No, he didn't offer me a job, cash, or even talk me into to fleeing the Rust Belt Village of Lakewood, NY.
What he did do was star in a television program called Then Came Bronson that probably launched thousands of guys like me on wandering trips around the country.
I just happened to land in California.
The opening episode actually begins in San Francisco - not that far from where I am writing this today.
His character was emblematic of a generation of young men who were convinced that something out on the road was calling them. It certainly grabbed my attention from the first episode.
But at the time the program was getting underway, so was my young family.
Married with a three-month-old infant son, a motorcycle like the one driven by Michael Park's character was an unlikely vehicle for the three of us.
So the compromise vehicle was another icon of the era - a beat up VW microbus, complete with a peace symbol painted on the front in place of the metal VW symbol. That peace symbol was painted over just before we left NY for points west.
Watching the iconic film Easy Rider convinced me a slightly less 'in-your-face' vehicle might get me through some of places that sported signs in those days that said things like "NO HIPPIES ALLOWED" and "YOU WANT EAT HERE? GET A HAIRCUT."
The details of that sojourn will take an entire book to tell.
Michael Parks died earlier this week. He was 77 and had a fabulous film and television career acting in many great roles.
But for me, he will always be Bronson on his motorcycle.

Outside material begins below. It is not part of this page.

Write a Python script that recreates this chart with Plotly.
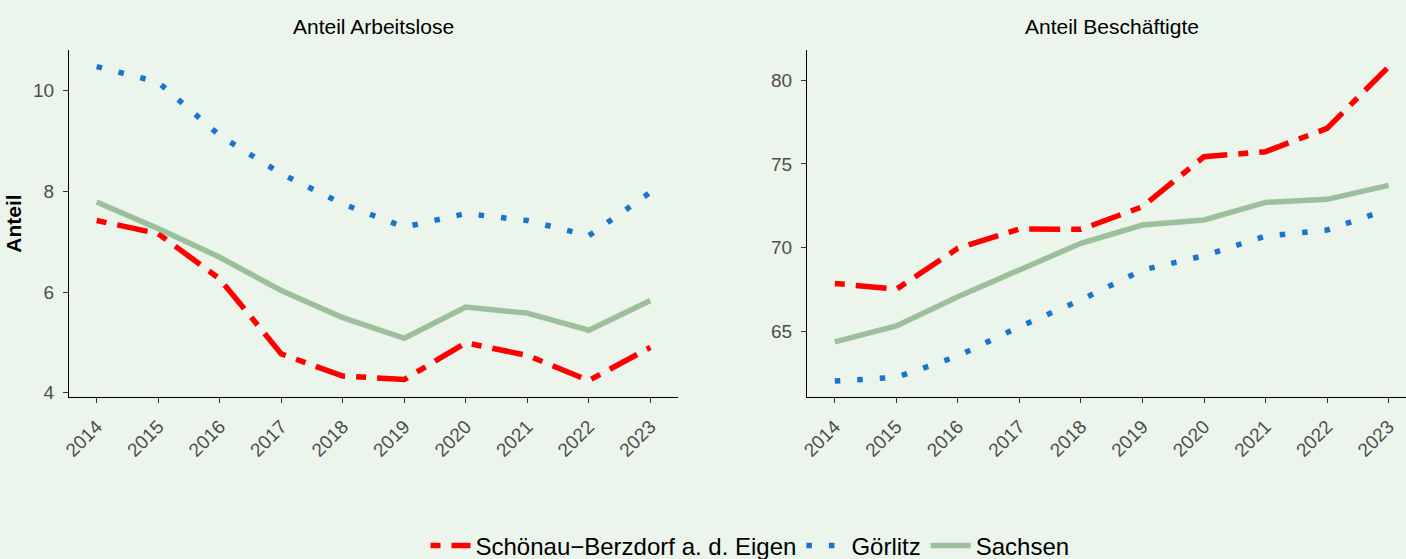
import plotly.graph_objects as go

# ---- data ----
years = [2014, 2015, 2016, 2017, 2018, 2019, 2020, 2021, 2022, 2023]
year_labels = [str(y) for y in years]

series_names = ["Schönau\u2212Berzdorf a. d. Eigen", "Görlitz", "Sachsen"]

arbeitslose_schoenau = [7.42, 7.16, 6.26, 4.77, 4.33, 4.26, 4.99, 4.74, 4.24, 4.90]
arbeitslose_goerlitz = [10.48, 10.17, 9.11, 8.35, 7.75, 7.29, 7.56, 7.42, 7.12, 7.98]
arbeitslose_sachsen = [7.79, 7.26, 6.69, 6.03, 5.49, 5.08, 5.70, 5.58, 5.24, 5.83]

beschaeftigte_schoenau = [67.88, 67.53, 69.97, 71.12, 71.10, 72.45, 75.43, 75.73, 77.12, 80.79]
beschaeftigte_goerlitz = [62.06, 62.28, 63.55, 65.30, 66.89, 68.68, 69.53, 70.70, 71.06, 72.30]
beschaeftigte_sachsen = [64.40, 65.34, 67.09, 68.72, 70.27, 71.36, 71.66, 72.71, 72.89, 73.72]

left_yticks = [4, 6, 8, 10]
right_yticks = [65, 70, 75, 80]

panel_titles = ["Anteil Arbeitslose", "Anteil Beschäftigte"]
y_title = "Anteil"

# ---- styles ----
BG = "#ECF5EB"
FONT = "Liberation Sans, Arial, Helvetica, sans-serif"
styles = [
    dict(color="#FF0000", width=5.5, dash="10px,11px,31px,11px"),
    dict(color="#1874CD", width=5.5, dash="5.5px,17px"),
    dict(color="#9CC09C", width=5.5, dash="solid"),
]

left_data = [arbeitslose_schoenau, arbeitslose_goerlitz, arbeitslose_sachsen]
right_data = [beschaeftigte_schoenau, beschaeftigte_goerlitz, beschaeftigte_sachsen]

fig = go.Figure()
for i, name in enumerate(series_names):
    fig.add_trace(go.Scatter(x=years, y=left_data[i], mode="lines", name=name,
                             legendgroup=name, line=styles[i],
                             xaxis="x", yaxis="y", showlegend=True))
for i, name in enumerate(series_names):
    fig.add_trace(go.Scatter(x=years, y=right_data[i], mode="lines", name=name,
                             legendgroup=name, line=styles[i],
                             xaxis="x2", yaxis="y2", showlegend=False))

W, H = 1406, 559
ydom = [(H - 397) / H, (H - 50) / H]

common_x = dict(tickmode="array", tickvals=years, ticktext=year_labels, tickangle=-45,
                ticks="outside", ticklen=5, tickwidth=1.1, tickcolor="#333333",
                showline=True, linecolor="black", linewidth=1,
                showgrid=False, zeroline=False, automargin=False, ticklabelstandoff=5,
                tickfont=dict(family=FONT, size=19, color="#4D4D4D"))
common_y = dict(tickmode="array", ticks="outside", ticklen=5, tickwidth=1.1,
                tickcolor="#333333", showline=True, linecolor="black", linewidth=1,
                showgrid=False, zeroline=False, automargin=False, ticklabelstandoff=5,
                tickfont=dict(family=FONT, size=19, color="#4D4D4D"))

fig.update_layout(
    width=W, height=H,
    margin=dict(l=0, r=0, t=0, b=0, autoexpand=False),
    paper_bgcolor=BG, plot_bgcolor=BG,
    font=dict(family=FONT, color="black"),
    xaxis=dict(domain=[69 / W, 678 / W], range=[2013.55, 2023.45], anchor="y", **common_x),
    yaxis=dict(domain=ydom, range=[3.913, 10.81], anchor="x", tickvals=left_yticks,
               title=dict(text=y_title, font=dict(family=FONT, size=21, color="black", weight="bold"),
                          standoff=5),
               **common_y),
    xaxis2=dict(domain=[807 / W, 1.0], range=[2013.548, 2023.283], anchor="y2", **common_x),
    yaxis2=dict(domain=ydom, range=[61.11, 81.79], anchor="x2", tickvals=right_yticks, **common_y),
    legend=dict(orientation="h", x=750 / W, xanchor="center", y=(H - 546) / H, yanchor="middle",
                font=dict(family=FONT, size=24, color="black"), bgcolor="rgba(0,0,0,0)",
                traceorder="normal", itemwidth=40),
    showlegend=True,
    annotations=[
        dict(text=panel_titles[0], x=373.5 / W, y=(H - 27) / H, xref="paper", yref="paper",
             showarrow=False, xanchor="center", yanchor="middle",
             font=dict(family=FONT, size=21, color="black")),
        dict(text=panel_titles[1], x=1112 / W, y=(H - 27) / H, xref="paper", yref="paper",
             showarrow=False, xanchor="center", yanchor="middle",
             font=dict(family=FONT, size=21, color="black")),
    ],
)

fig.write_html("out.html", config={"displayModeBar": False},
               post_script="document.body.style.margin='0';")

In the video clip below (at about 1:12), a tired commuter driving a station wagon pulls alongside at a stoplight and asks Bronson where he's going.
"Oh, I don't know," Bronson says. "Wherever I end up, I guess."
The commuter responds, "Man, I wish I was you."
"Really?" Bronson says. "Well, hang in there."
Well, hang in there, Michael Parks, wherever your celestial motorcycle is taking you.
I'll hang in here.
Maybe someday we'll meet up going down that Long Lonesome Highway.